Oxford graduate Dr Alison Peden has been chosen as one of three candidates for the vacant episcopal see of Glasgow and Galloway in Scotland. If she is elected on 16 January, she will become the UK's first woman bishop. It would in many ways be fitting for Scotland to be the first UK province to have a woman bishop. The US had the first one in the world, Barbara Harris, who incidentally was nominated back in the 1970s by Mary Glasspool, now lesbian bishop-elect in Los Angeles. Scotland and the US church go back generations. After the American Revolution, the Bishop of London, who had previously ruled over the American church as if it was a far-away London parish of little importance, refused to give newly-independent US Episcopalians a bishop of their own. So they went to Scotland, which duly obliged.

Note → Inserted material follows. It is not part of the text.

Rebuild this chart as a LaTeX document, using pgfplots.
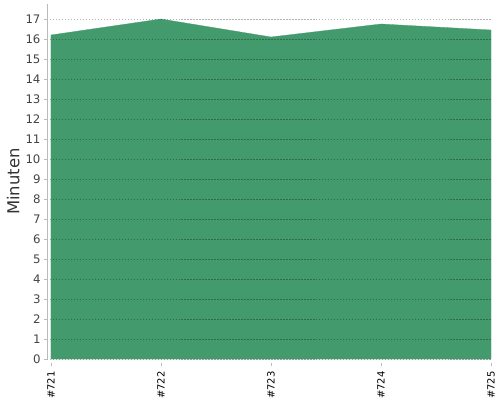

The surprising thing about Scotland is that it has taken this long to put a woman on a shortlist after their General Synod voted in favour back in 2003.
So, given that many provinces of the Anglican Communion do not support women as priests, let along bishops, why is it no one is schisming over them? Just wondering.....
UpdateHow prescient I am. The Wounded Bird is reporting that schismatic Bp Iker might be leaving the schismatic group ACNA over the woman issue:
Essentially the ordination of women as priests and bishops is schismatic. It continues to be the major cause of division among those who consider themselves to be orthodox Anglicans. As long as the ordination of women continues, we will be in a state of impaired or broken communion. It is a barrier to unity.